JUGmobile:
HWB pin:
I haven't researched HWB pin yet, so any comments below are welcome. Some day I will add instructions how to use HWB pin as I/O pin.
I've not tried to use that pin, so this is theoretical: That pin is used as an input for the bootloader, and is tied low through a 10K resistor. If you try to use that as a general purpose input, it's possible that the external hardware could be driving that line in a high state while you are resetting, and that could change the behavior of the bootloader. If you want to use that pin, it's best to use it as an output, in a circuit that won't be affected by having a 10k pulldown resistor on it. (Not with an AVR processor, but I have run into problems like that trying to use a boot mode pin on other processors - it just isn't reliable to use such a pin as an input, it will come back to bite you eventually.)

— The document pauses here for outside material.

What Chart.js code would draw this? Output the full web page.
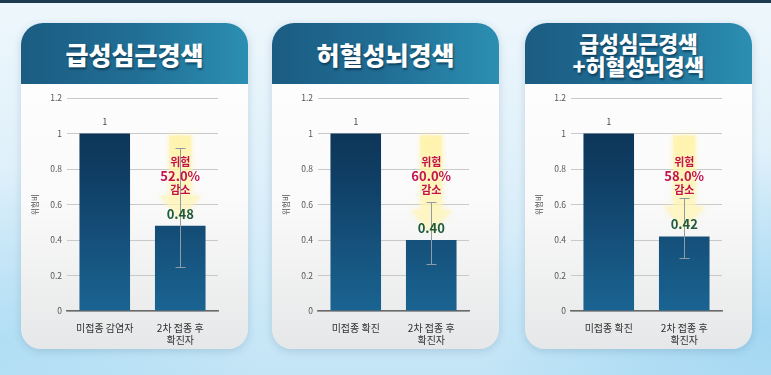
<!DOCTYPE html>
<html lang="ko">
<head>
<meta charset="utf-8">
<script src="https://cdn.jsdelivr.net/npm/chart.js@4.4.1/dist/chart.umd.min.js"></script>
<style>
  html,body{margin:0;padding:0;}
  body{width:771px;height:375px;overflow:hidden;position:relative;
    background:
      radial-gradient(ellipse 420px 260px at 760px 330px, rgba(140,205,240,0.6), rgba(140,205,240,0) 70%),
      radial-gradient(ellipse 380px 240px at 0px 340px, rgba(160,215,242,0.55), rgba(160,215,242,0) 70%),
      linear-gradient(to bottom, #eef7fc 0%, #dff0fa 45%, #c3e5f6 100%);
    font-family:"Noto Sans CJK KR","Noto Sans",sans-serif;}
  .topbar{position:absolute;left:0;top:0;width:771px;height:3px;background:#1d3b50;}
  .card{position:absolute;top:23px;height:326px;border-radius:22px 22px 20px 20px;
    background:linear-gradient(to bottom,#ffffff 0%,#fafafa 55%,#e6e7e8 100%);
    box-shadow:0 2px 8px rgba(40,80,110,0.18);overflow:hidden;}
  .head{position:absolute;left:0;top:0;right:0;height:61px;
    background:linear-gradient(to right,#1b5c82 0%,#216e95 50%,#2b8fb2 100%);
    color:#fff;font-weight:900;display:flex;align-items:center;justify-content:center;
    text-align:center;text-shadow:1px 2px 2px rgba(0,30,50,0.55);}
  .h1{font-size:25px;line-height:26px;}
  .h2{font-size:21.5px;line-height:23px;}
  canvas{position:absolute;}
</style>
</head>
<body>
<div class="topbar"></div>
<div class="card" style="left:21px;width:227px;"><div class="head h1">급성심근경색</div></div>
<div class="card" style="left:272px;width:227px;"><div class="head h1">허혈성뇌경색</div></div>
<div class="card" style="left:525px;width:227px;"><div class="head h2">급성심근경색<br>+허혈성뇌경색</div></div>
<canvas id="c1" width="227" height="262" style="left:21px;top:88px;"></canvas>
<canvas id="c2" width="227" height="262" style="left:272px;top:88px;"></canvas>
<canvas id="c3" width="227" height="262" style="left:525px;top:88px;"></canvas>
<script>
// ---- data ----
const categories1 = ['미접종 감염자', ['2차 접종 후', '확진자']];
const categories2 = ['미접종 확진', ['2차 접종 후', '확진자']];
const categories3 = ['미접종 확진', ['2차 접종 후', '확진자']];
const values1 = [1, 0.48];
const values2 = [1, 0.40];
const values3 = [1, 0.42];
const errLow1 = [null, 0.25];
const errHigh1 = [null, 0.92];
const errLow2 = [null, 0.265];
const errHigh2 = [null, 0.615];
const errLow3 = [null, 0.30];
const errHigh3 = [null, 0.635];
const reductions = ['52.0%', '60.0%', '58.0%'];
const valueLabels1 = ['1', '0.48'];
const valueLabels2 = ['1', '0.40'];
const valueLabels3 = ['1', '0.42'];
const yTickValues = [0, 0.2, 0.4, 0.6, 0.8, 1, 1.2];
const yTickLabels = ['0', '0.2', '0.4', '0.6', '0.8', '1', '1.2'];
const yTitle = '위험비';

const FONT = '"Noto Sans CJK KR","Noto Sans",sans-serif';

const annot = {
  id: 'annot',
  beforeDatasetsDraw(chart, args, o) {
    const ctx = chart.ctx, y = chart.scales.y;
    const bar = chart.getDatasetMeta(0).data[1];
    const cx = bar.x;
    const top = y.getPixelForValue(1) + 2;
    const tip = bar.y - 6;
    const headH = 24, shaftW = 22, headW = 42;
    const hb = tip - headH;
    ctx.save();
    const g = ctx.createLinearGradient(0, top, 0, tip);
    g.addColorStop(0, 'rgba(255,242,165,0.75)');
    g.addColorStop(1, 'rgba(255,246,185,0.45)');
    ctx.fillStyle = g;
    ctx.shadowColor = 'rgba(255,240,160,0.9)';
    ctx.shadowBlur = 6;
    ctx.beginPath();
    ctx.moveTo(cx - shaftW / 2, top);
    ctx.lineTo(cx + shaftW / 2, top);
    ctx.lineTo(cx + shaftW / 2, hb);
    ctx.lineTo(cx + headW / 2, hb);
    ctx.lineTo(cx, tip);
    ctx.lineTo(cx - headW / 2, hb);
    ctx.lineTo(cx - shaftW / 2, hb);
    ctx.closePath();
    ctx.fill();
    ctx.restore();
  },
  afterDatasetsDraw(chart, args, o) {
    const ctx = chart.ctx, y = chart.scales.y;
    const meta = chart.getDatasetMeta(0);
    ctx.save();
    ctx.strokeStyle = '#8f9ca6';
    ctx.lineWidth = 1;
    meta.data.forEach((b, i) => {
      if (o.low[i] == null) return;
      const yl = Math.round(y.getPixelForValue(o.low[i])) + 0.5;
      const yh = Math.round(y.getPixelForValue(o.high[i])) + 0.5;
      const x = Math.round(b.x) + 0.5;
      ctx.beginPath();
      ctx.moveTo(x, yl); ctx.lineTo(x, yh);
      ctx.moveTo(x - 5, yl); ctx.lineTo(x + 5, yl);
      ctx.moveTo(x - 5, yh); ctx.lineTo(x + 5, yh);
      ctx.stroke();
    });
    ctx.textAlign = 'center';
    ctx.textBaseline = 'middle';
    const b0 = meta.data[0], b1 = meta.data[1];
    ctx.fillStyle = '#444';
    ctx.font = '8.5px ' + FONT;
    ctx.fillText(o.labels[0], b0.x, b0.y - 12);
    ctx.fillStyle = '#1f5a3c';
    ctx.font = 'bold 13px ' + FONT;
    ctx.fillText(o.labels[1], b1.x, b1.y - 12);
    ctx.fillStyle = '#c2134f';
    ctx.font = 'bold 11px ' + FONT;
    ctx.fillText('위험', b1.x, y.getPixelForValue(0.84));
    ctx.font = 'bold 13px ' + FONT;
    ctx.fillText(o.reduction, b1.x, y.getPixelForValue(0.763));
    ctx.font = 'bold 11px ' + FONT;
    ctx.fillText('감소', b1.x, y.getPixelForValue(0.685));
    ctx.restore();
  }
};

function barGradient(context) {
  const ca = context.chart.chartArea;
  if (!ca) return '#134c75';
  const g = context.chart.ctx.createLinearGradient(0, ca.top, 0, ca.bottom);
  g.addColorStop(0, '#0b2f4f');
  g.addColorStop(0.35, '#0f3d63');
  g.addColorStop(1, '#1a6492');
  return g;
}

function makeChart(id, cats, vals, low, high, red, labels) {
  return new Chart(document.getElementById(id), {
    type: 'bar',
    data: {
      labels: cats,
      datasets: [{
        data: vals,
        backgroundColor: barGradient,
        borderWidth: 0,
        barPercentage: 0.67,
        categoryPercentage: 1
      }]
    },
    options: {
      responsive: false,
      animation: false,
      events: [],
      layout: { padding: { left: 0, right: 30, top: 10, bottom: 0 } },
      plugins: {
        legend: { display: false },
        tooltip: { enabled: false },
        annot: { low: low, high: high, reduction: red, labels: labels }
      },
      scales: {
        x: {
          grid: { display: false },
          border: { display: true, color: '#6b6b6b', width: 1.5 },
          ticks: { color: '#333', font: { family: FONT, size: 10 }, padding: 3, maxRotation: 0, autoSkip: false },
          afterFit(s) { s.height = 39; }
        },
        y: {
          min: 0, max: 1.2,
          afterBuildTicks(s) { s.ticks = yTickValues.map(v => ({ value: v })); },
          grid: { color: '#c9c9c9', lineWidth: 1, drawTicks: false },
          border: { display: false },
          ticks: {
            color: '#555', font: { family: FONT, size: 8.5 }, padding: 5,
            callback(v) { const i = yTickValues.indexOf(v); return i >= 0 ? yTickLabels[i] : ''; }
          },
          title: { display: true, text: yTitle, color: '#555', font: { family: FONT, size: 7.5 }, padding: { top: 10, bottom: 4 } },
          afterFit(s) { s.width = 46; }
        }
      }
    },
    plugins: [annot]
  });
}

makeChart('c1', categories1, values1, errLow1, errHigh1, reductions[0], valueLabels1);
makeChart('c2', categories2, values2, errLow2, errHigh2, reductions[1], valueLabels2);
makeChart('c3', categories3, values3, errLow3, errHigh3, reductions[2], valueLabels3);
</script>
</body>
</html>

There doesn't appear to be any support for that particular pin in the Leonardo's pin definitions, so you will probably have to resort to accessing the DDRE and PORTE registers directly to set it up as an output and set its output state.
GrahamPrattWyalong:
Hi, I see in the picture that there are more Acc connected pins, I have read this in different places also..... Problem I am having is working out how to reassign a digital pin, say pin 26 (pd6t1/0c4d/adc9).
You say Acc, but I assume you mean ADC, and I guess you are saying you want to use pin 26 as another analog input? The file hardware/arduino/avr/variants/leonardo/pins_arduino.h in your Arduino program folder defines all of the pins It has this section:
// Mapping of analog pins as digital I/O
// A6-A11 share with digital pins
static const uint8_t A0 = 18;
static const uint8_t A1 = 19;
static const uint8_t A2 = 20;
static const uint8_t A3 = 21;
static const uint8_t A4 = 22;
static const uint8_t A5 = 23;
static const uint8_t A6 = 24; // D4
static const uint8_t A7 = 25; // D6
static const uint8_t A8 = 26; // D8
static const uint8_t A9 = 27; // D9
static const uint8_t A10 = 28; // D10
static const uint8_t A11 = 29; // D12
So, while I've not tried it, it looks like all you might have to do to use pin 26 (D12) as an analog input is to use pin A11 in your analog read call. Same for the other pins, they look to be mapped as A6 through A11.
This seems to be confirmed later in the file, where the An numbers are mapped to analog hardware channels:
const uint8_t PROGMEM analog_pin_to_channel_PGM[] = {
7, // A0 PF7 ADC7
6, // A1 PF6 ADC6
5, // A2 PF5 ADC5
4, // A3 PF4 ADC4
1, // A4 PF1 ADC1
0, // A5 PF0 ADC0
8, // A6 D4 PD4 ADC8
10, // A7 D6 PD7 ADC10
11, // A8 D8 PB4 ADC11
12, // A9 D9 PB5 ADC12
13, // A10 D10 PB6 ADC13
9 // A11 D12 PD6 ADC9
};
A6 through A11 do have ADC hardware channel numbers assigned, and the comments match up with the pin names/functions mentioned in the diagram above. So, simply try using those analog pin names, and it should just work.